Sozialauswahl nach Punktesystem
BAG Urt. v. 9.11.2006 2 AZR 812/05
Nimmt der Arbeitgeber die Sozialauswahl allein durch Vollzug eines zulässigen Punktesystems vor, so kann er auf die Rüge nicht ordnungsgemäßer Sozialauswahl mit Erfolg einwenden, der gerügte Auswahlfehler habe sich auf die Kündigungsentscheidung nicht ausgewirkt, weil der Arbeitnehmer nach der Punktetabelle auch bei Vorliegen des Auswahlfehlers zur Kündigung angestanden hätte (Aufgabe der bisherigen gegenteiligen Rechtsprechung, vgl. BAG 18. Oktober 1984 - 2 AZR 543/83 - BAGE 47, 80; 18. Januar 1990 - 2 AZR 357/89 - BAGE 64, 34).
Ein Punktesystem zur Gewichtung der Sozialdaten muss nach § 1 Abs. 3 Satz 1 KSchG in der seit dem 1. Januar 2004 geltenden Fassung keine individuelle Abschlussprüfung vorsehen.

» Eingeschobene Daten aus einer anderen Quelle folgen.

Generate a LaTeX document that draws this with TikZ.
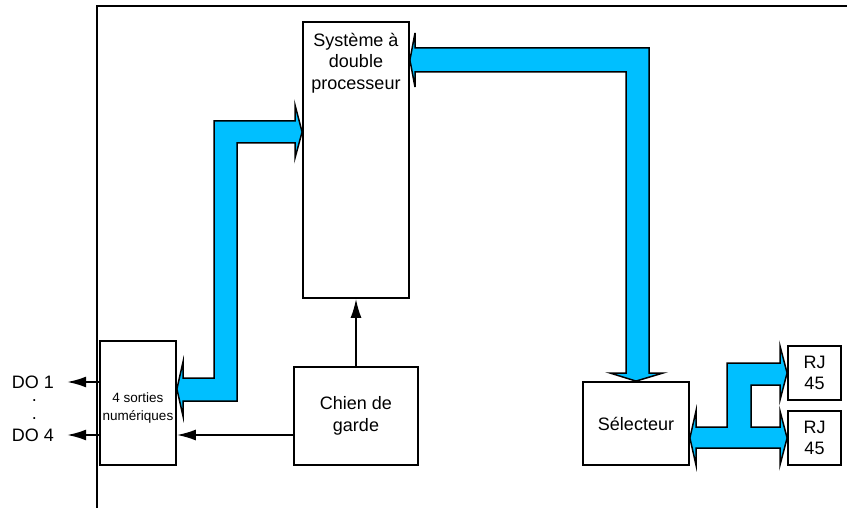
\documentclass[tikz,border=0pt]{standalone}
\usepackage{fontspec}
\setmainfont{Liberation Sans}
\usetikzlibrary{arrows.meta,positioning,calc}
\definecolor{buscyan}{RGB}{0,191,255}
\tikzset{
  box/.style={draw=black, line width=1.8pt, align=center, inner sep=2pt, font=\fontsize{18}{21.5}\selectfont},
  txt/.style={align=center, inner sep=1pt, font=\fontsize{18}{21.5}\selectfont},
  smalltxt/.style={align=center, inner sep=1pt, font=\fontsize{13.5}{18}\selectfont},
  arrow/.style={-{Latex[length=19pt,width=11pt]}, line width=1.8pt},
  bus/.style={fill=buscyan, draw=black, line width=1.5pt, line join=miter},
  frame/.style={line width=1.8pt}
}

\begin{document}
\begin{tikzpicture}[x=1pt, y=-1pt]
\useasboundingbox (0,0) rectangle (847,508);
% frame
\draw[frame] (97,508) -- (97,6) -- (847,6);
% blocks
\node[box, minimum width=106pt, minimum height=276pt] (sys) at (356,160) {};
\node[txt, anchor=north] (systxt) at (356,32) {Système à\\double\\processeur};
\node[box, minimum width=76pt, minimum height=124pt] (sorties) at (138,403) {};
\node[smalltxt] (sortiestxt) at (138,408) {4 sorties\\numériques};
\node[box, minimum width=124pt, minimum height=98pt] (chien) at (356,416) {Chien de\\garde};
\node[box, minimum width=106pt, minimum height=83pt] (selecteur) at (636,423.5) {Sélecteur};
\node[box, minimum width=53pt, minimum height=54pt] (rj1) at (814.5,373) {RJ\\45};
\node[box, minimum width=53pt, minimum height=54pt] (rj2) at (814.5,438) {RJ\\45};
% outputs
\node[txt] (do1) at (33,382) {DO 1};
\node[txt] (dot1) at (34.5,401) {.};
\node[txt] (dot2) at (34.5,419) {.};
\node[txt] (do4) at (33,435) {DO 4};
\draw[arrow] (sorties.west |- do1.east) -- ([xshift=12pt]do1.east);
\draw[arrow] (sorties.west |- do4.east) -- ([xshift=12pt]do4.east);
\draw[arrow] (chien.west |- do4.east) -- (sorties.east |- do4.east);
\draw[arrow] (chien.north) -- (sys.south);
% buses
\draw[bus] (sys.west |- 0,132) -- (295,105) -- (295,121) -- (214,121) -- (214,378)
  -- (183,378) -- (183,362) -- (sorties.east |- 0,389) -- (183,416) -- (183,401)
  -- (237,401) -- (237,143) -- (295,143) -- (295,158) -- cycle;
\draw[bus] (sys.east |- 0,60) -- (415,33) -- (415,48) -- (649,48) -- (649,373)
  -- (663,373) -- (selecteur.north) -- (610,373) -- (626,373) -- (626,72)
  -- (415,72) -- (415,87) -- cycle;
\draw[bus] (selecteur.east |- 0,438) -- (696,411) -- (696,427) -- (727,427)
  -- (727,363) -- (780,363) -- (780,346) -- (rj1.west) -- (780,400) -- (780,385)
  -- (751,385) -- (751,427) -- (780,427) -- (780,411) -- (rj2.west) -- (780,465)
  -- (780,448) -- (696,448) -- (696,465) -- cycle;
\end{tikzpicture}
\end{document}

Die ordnungsgemäße Durchführung des nach § 95 Abs. 1 BetrVG für das Punktesystem erforderlichen Mitbestimmungsverfahrens ist nicht Wirksamkeitsvoraussetzung einer Kündigung, die unter Anwendung
des Systems erfolgt ist.
Das Landesarbeitsgericht hatte seine Entscheidung wie folgt begründet: Es liege zwar ein dringender betrieblicher Kündigungsgrund iSd.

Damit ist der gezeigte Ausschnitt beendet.